Records from a dataset:
++++++++++
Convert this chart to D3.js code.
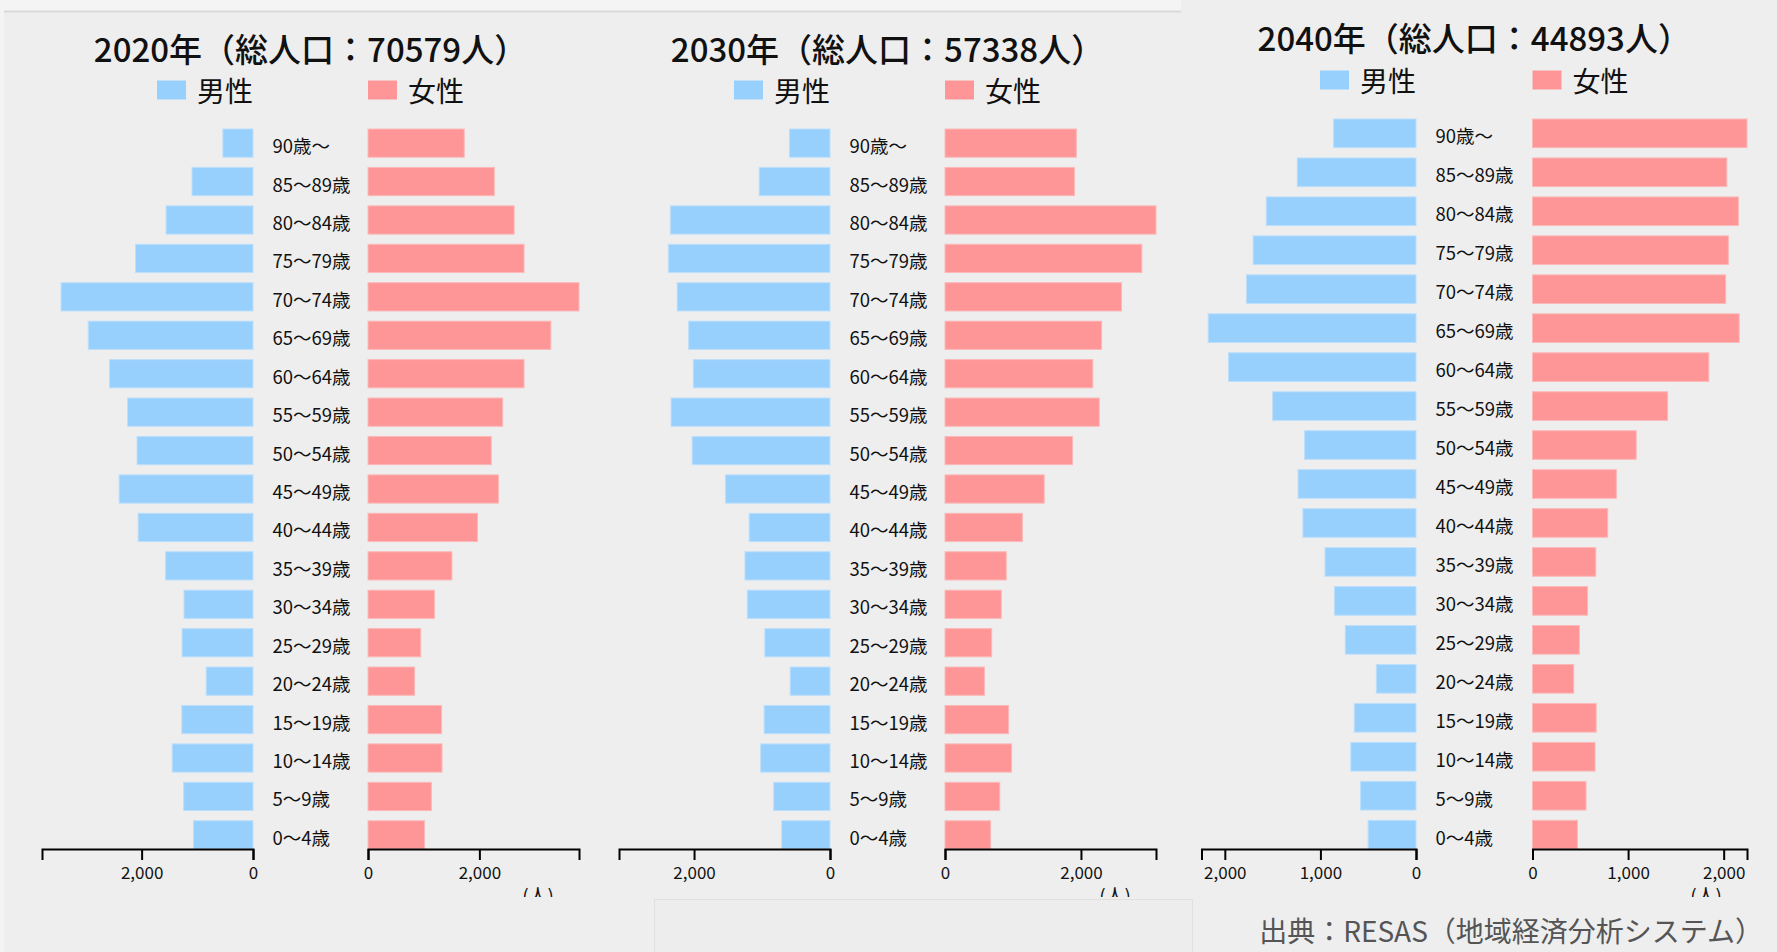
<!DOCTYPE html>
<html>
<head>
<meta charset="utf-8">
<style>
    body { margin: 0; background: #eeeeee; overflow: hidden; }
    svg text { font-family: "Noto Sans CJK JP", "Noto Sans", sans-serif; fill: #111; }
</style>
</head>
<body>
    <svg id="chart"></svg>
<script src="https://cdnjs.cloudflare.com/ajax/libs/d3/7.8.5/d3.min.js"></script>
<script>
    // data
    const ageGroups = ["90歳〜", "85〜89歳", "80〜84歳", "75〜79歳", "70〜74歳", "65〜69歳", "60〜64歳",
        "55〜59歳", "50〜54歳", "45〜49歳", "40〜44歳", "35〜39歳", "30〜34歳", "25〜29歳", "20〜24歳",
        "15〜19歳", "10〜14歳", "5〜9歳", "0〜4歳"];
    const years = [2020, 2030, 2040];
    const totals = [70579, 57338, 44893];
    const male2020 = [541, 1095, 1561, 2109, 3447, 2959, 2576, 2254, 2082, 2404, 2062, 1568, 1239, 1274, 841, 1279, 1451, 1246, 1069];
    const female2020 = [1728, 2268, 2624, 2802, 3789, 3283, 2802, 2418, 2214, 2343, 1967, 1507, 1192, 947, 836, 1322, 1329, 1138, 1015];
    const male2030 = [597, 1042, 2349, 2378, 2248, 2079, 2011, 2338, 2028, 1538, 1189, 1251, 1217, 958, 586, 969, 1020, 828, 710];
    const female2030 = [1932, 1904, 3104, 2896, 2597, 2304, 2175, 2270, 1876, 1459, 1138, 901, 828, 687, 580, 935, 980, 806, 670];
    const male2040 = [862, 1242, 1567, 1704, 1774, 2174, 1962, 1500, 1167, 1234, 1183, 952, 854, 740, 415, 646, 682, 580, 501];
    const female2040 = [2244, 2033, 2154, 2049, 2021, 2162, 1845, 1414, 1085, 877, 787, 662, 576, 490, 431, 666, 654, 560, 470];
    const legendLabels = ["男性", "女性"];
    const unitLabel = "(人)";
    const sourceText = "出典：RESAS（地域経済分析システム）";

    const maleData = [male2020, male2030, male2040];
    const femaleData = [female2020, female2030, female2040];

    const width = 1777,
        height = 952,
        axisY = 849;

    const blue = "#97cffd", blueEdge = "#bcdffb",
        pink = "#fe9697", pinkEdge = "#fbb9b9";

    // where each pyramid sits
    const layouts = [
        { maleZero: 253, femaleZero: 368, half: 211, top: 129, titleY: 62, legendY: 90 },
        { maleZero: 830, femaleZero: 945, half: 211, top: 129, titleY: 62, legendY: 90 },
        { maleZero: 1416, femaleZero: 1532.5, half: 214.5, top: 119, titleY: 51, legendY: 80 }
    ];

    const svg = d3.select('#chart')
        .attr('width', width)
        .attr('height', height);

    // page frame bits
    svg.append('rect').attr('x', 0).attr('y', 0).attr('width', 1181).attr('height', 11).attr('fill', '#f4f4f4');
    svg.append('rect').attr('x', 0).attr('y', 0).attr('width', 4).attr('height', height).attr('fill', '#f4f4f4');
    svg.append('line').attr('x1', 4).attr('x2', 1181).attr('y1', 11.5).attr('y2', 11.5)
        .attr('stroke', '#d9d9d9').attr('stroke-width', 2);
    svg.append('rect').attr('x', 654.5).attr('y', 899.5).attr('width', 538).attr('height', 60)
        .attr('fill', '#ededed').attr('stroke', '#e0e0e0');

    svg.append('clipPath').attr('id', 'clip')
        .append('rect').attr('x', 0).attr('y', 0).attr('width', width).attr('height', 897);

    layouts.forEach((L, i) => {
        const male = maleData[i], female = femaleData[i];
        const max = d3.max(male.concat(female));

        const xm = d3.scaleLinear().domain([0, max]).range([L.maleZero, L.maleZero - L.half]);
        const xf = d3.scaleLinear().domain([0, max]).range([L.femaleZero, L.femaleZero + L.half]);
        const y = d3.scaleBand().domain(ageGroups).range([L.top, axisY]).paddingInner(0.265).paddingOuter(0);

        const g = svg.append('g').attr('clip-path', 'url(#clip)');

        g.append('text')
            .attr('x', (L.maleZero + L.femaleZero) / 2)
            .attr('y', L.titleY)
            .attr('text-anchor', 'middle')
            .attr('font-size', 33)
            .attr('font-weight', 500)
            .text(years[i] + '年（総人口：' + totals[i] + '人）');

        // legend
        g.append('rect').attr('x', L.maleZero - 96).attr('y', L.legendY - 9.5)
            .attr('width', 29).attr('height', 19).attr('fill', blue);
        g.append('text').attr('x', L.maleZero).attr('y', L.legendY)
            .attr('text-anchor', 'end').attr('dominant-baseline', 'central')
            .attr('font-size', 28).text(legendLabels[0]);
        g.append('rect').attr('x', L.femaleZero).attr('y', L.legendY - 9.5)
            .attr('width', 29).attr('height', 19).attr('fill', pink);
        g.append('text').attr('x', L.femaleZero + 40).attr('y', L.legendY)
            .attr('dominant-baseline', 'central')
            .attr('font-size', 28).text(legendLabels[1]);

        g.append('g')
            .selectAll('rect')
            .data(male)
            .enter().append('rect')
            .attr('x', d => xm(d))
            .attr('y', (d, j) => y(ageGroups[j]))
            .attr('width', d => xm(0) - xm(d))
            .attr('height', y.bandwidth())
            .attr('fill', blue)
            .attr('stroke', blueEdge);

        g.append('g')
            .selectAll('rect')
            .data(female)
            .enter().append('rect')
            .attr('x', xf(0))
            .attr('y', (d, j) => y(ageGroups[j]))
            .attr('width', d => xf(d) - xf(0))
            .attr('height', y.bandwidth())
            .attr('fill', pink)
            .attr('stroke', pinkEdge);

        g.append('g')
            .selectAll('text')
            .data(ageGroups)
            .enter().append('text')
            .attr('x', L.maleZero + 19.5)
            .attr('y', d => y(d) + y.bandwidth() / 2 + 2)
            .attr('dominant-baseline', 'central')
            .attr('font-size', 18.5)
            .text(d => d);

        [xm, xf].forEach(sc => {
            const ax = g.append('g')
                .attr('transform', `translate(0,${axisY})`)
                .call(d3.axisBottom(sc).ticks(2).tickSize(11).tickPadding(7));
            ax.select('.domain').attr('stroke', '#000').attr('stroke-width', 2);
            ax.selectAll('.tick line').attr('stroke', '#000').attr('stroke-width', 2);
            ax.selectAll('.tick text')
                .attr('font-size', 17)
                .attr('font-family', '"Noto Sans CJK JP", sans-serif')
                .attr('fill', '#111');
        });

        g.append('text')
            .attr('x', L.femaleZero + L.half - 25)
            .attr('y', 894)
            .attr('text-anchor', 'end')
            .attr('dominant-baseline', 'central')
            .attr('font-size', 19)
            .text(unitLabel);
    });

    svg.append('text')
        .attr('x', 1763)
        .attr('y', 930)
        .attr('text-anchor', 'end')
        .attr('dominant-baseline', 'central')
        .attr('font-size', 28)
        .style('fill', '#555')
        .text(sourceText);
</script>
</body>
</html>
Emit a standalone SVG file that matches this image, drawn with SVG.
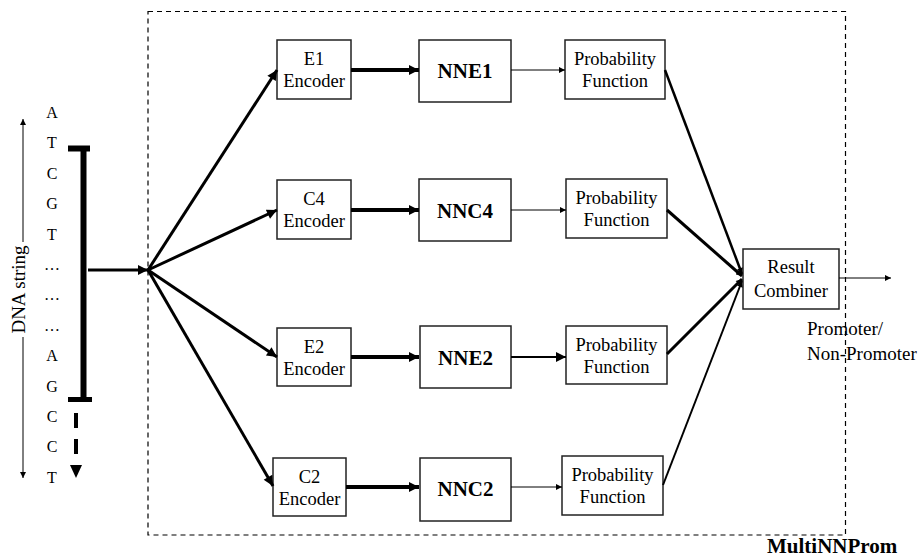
++++++++++
Transcribe every line in the entries above, taking out only the images.

Convert this chart to D3.js code.
<!DOCTYPE html>
<html>
<head>
<meta charset="utf-8">
<style>
    body { margin: 0; background: #eeeeee; overflow: hidden; }
    svg text { font-family: "Noto Sans CJK JP", "Noto Sans", sans-serif; fill: #111; }
</style>
</head>
<body>
    <svg id="chart"></svg>
<script src="https://cdnjs.cloudflare.com/ajax/libs/d3/7.8.5/d3.min.js"></script>
<script>
    // data
    const ageGroups = ["90歳〜", "85〜89歳", "80〜84歳", "75〜79歳", "70〜74歳", "65〜69歳", "60〜64歳",
        "55〜59歳", "50〜54歳", "45〜49歳", "40〜44歳", "35〜39歳", "30〜34歳", "25〜29歳", "20〜24歳",
        "15〜19歳", "10〜14歳", "5〜9歳", "0〜4歳"];
    const years = [2020, 2030, 2040];
    const totals = [70579, 57338, 44893];
    const male2020 = [541, 1095, 1561, 2109, 3447, 2959, 2576, 2254, 2082, 2404, 2062, 1568, 1239, 1274, 841, 1279, 1451, 1246, 1069];
    const female2020 = [1728, 2268, 2624, 2802, 3789, 3283, 2802, 2418, 2214, 2343, 1967, 1507, 1192, 947, 836, 1322, 1329, 1138, 1015];
    const male2030 = [597, 1042, 2349, 2378, 2248, 2079, 2011, 2338, 2028, 1538, 1189, 1251, 1217, 958, 586, 969, 1020, 828, 710];
    const female2030 = [1932, 1904, 3104, 2896, 2597, 2304, 2175, 2270, 1876, 1459, 1138, 901, 828, 687, 580, 935, 980, 806, 670];
    const male2040 = [862, 1242, 1567, 1704, 1774, 2174, 1962, 1500, 1167, 1234, 1183, 952, 854, 740, 415, 646, 682, 580, 501];
    const female2040 = [2244, 2033, 2154, 2049, 2021, 2162, 1845, 1414, 1085, 877, 787, 662, 576, 490, 431, 666, 654, 560, 470];
    const legendLabels = ["男性", "女性"];
    const unitLabel = "(人)";
    const sourceText = "出典：RESAS（地域経済分析システム）";

    const maleData = [male2020, male2030, male2040];
    const femaleData = [female2020, female2030, female2040];

    const width = 1777,
        height = 952,
        axisY = 849;

    const blue = "#97cffd", blueEdge = "#bcdffb",
        pink = "#fe9697", pinkEdge = "#fbb9b9";

    // where each pyramid sits
    const layouts = [
        { maleZero: 253, femaleZero: 368, half: 211, top: 129, titleY: 62, legendY: 90 },
        { maleZero: 830, femaleZero: 945, half: 211, top: 129, titleY: 62, legendY: 90 },
        { maleZero: 1416, femaleZero: 1532.5, half: 214.5, top: 119, titleY: 51, legendY: 80 }
    ];

    const svg = d3.select('#chart')
        .attr('width', width)
        .attr('height', height);

    // page frame bits
    svg.append('rect').attr('x', 0).attr('y', 0).attr('width', 1181).attr('height', 11).attr('fill', '#f4f4f4');
    svg.append('rect').attr('x', 0).attr('y', 0).attr('width', 4).attr('height', height).attr('fill', '#f4f4f4');
    svg.append('line').attr('x1', 4).attr('x2', 1181).attr('y1', 11.5).attr('y2', 11.5)
        .attr('stroke', '#d9d9d9').attr('stroke-width', 2);
    svg.append('rect').attr('x', 654.5).attr('y', 899.5).attr('width', 538).attr('height', 60)
        .attr('fill', '#ededed').attr('stroke', '#e0e0e0');

    svg.append('clipPath').attr('id', 'clip')
        .append('rect').attr('x', 0).attr('y', 0).attr('width', width).attr('height', 897);

    layouts.forEach((L, i) => {
        const male = maleData[i], female = femaleData[i];
        const max = d3.max(male.concat(female));

        const xm = d3.scaleLinear().domain([0, max]).range([L.maleZero, L.maleZero - L.half]);
        const xf = d3.scaleLinear().domain([0, max]).range([L.femaleZero, L.femaleZero + L.half]);
        const y = d3.scaleBand().domain(ageGroups).range([L.top, axisY]).paddingInner(0.265).paddingOuter(0);

        const g = svg.append('g').attr('clip-path', 'url(#clip)');

        g.append('text')
            .attr('x', (L.maleZero + L.femaleZero) / 2)
            .attr('y', L.titleY)
            .attr('text-anchor', 'middle')
            .attr('font-size', 33)
            .attr('font-weight', 500)
            .text(years[i] + '年（総人口：' + totals[i] + '人）');

        // legend
        g.append('rect').attr('x', L.maleZero - 96).attr('y', L.legendY - 9.5)
            .attr('width', 29).attr('height', 19).attr('fill', blue);
        g.append('text').attr('x', L.maleZero).attr('y', L.legendY)
            .attr('text-anchor', 'end').attr('dominant-baseline', 'central')
            .attr('font-size', 28).text(legendLabels[0]);
        g.append('rect').attr('x', L.femaleZero).attr('y', L.legendY - 9.5)
            .attr('width', 29).attr('height', 19).attr('fill', pink);
        g.append('text').attr('x', L.femaleZero + 40).attr('y', L.legendY)
            .attr('dominant-baseline', 'central')
            .attr('font-size', 28).text(legendLabels[1]);

        g.append('g')
            .selectAll('rect')
            .data(male)
            .enter().append('rect')
            .attr('x', d => xm(d))
            .attr('y', (d, j) => y(ageGroups[j]))
            .attr('width', d => xm(0) - xm(d))
            .attr('height', y.bandwidth())
            .attr('fill', blue)
            .attr('stroke', blueEdge);

        g.append('g')
            .selectAll('rect')
            .data(female)
            .enter().append('rect')
            .attr('x', xf(0))
            .attr('y', (d, j) => y(ageGroups[j]))
            .attr('width', d => xf(d) - xf(0))
            .attr('height', y.bandwidth())
            .attr('fill', pink)
            .attr('stroke', pinkEdge);

        g.append('g')
            .selectAll('text')
            .data(ageGroups)
            .enter().append('text')
            .attr('x', L.maleZero + 19.5)
            .attr('y', d => y(d) + y.bandwidth() / 2 + 2)
            .attr('dominant-baseline', 'central')
            .attr('font-size', 18.5)
            .text(d => d);

        [xm, xf].forEach(sc => {
            const ax = g.append('g')
                .attr('transform', `translate(0,${axisY})`)
                .call(d3.axisBottom(sc).ticks(2).tickSize(11).tickPadding(7));
            ax.select('.domain').attr('stroke', '#000').attr('stroke-width', 2);
            ax.selectAll('.tick line').attr('stroke', '#000').attr('stroke-width', 2);
            ax.selectAll('.tick text')
                .attr('font-size', 17)
                .attr('font-family', '"Noto Sans CJK JP", sans-serif')
                .attr('fill', '#111');
        });

        g.append('text')
            .attr('x', L.femaleZero + L.half - 25)
            .attr('y', 894)
            .attr('text-anchor', 'end')
            .attr('dominant-baseline', 'central')
            .attr('font-size', 19)
            .text(unitLabel);
    });

    svg.append('text')
        .attr('x', 1763)
        .attr('y', 930)
        .attr('text-anchor', 'end')
        .attr('dominant-baseline', 'central')
        .attr('font-size', 28)
        .style('fill', '#555')
        .text(sourceText);
</script>
</body>
</html>
Emit a standalone SVG file that matches this image, drawn with SVG.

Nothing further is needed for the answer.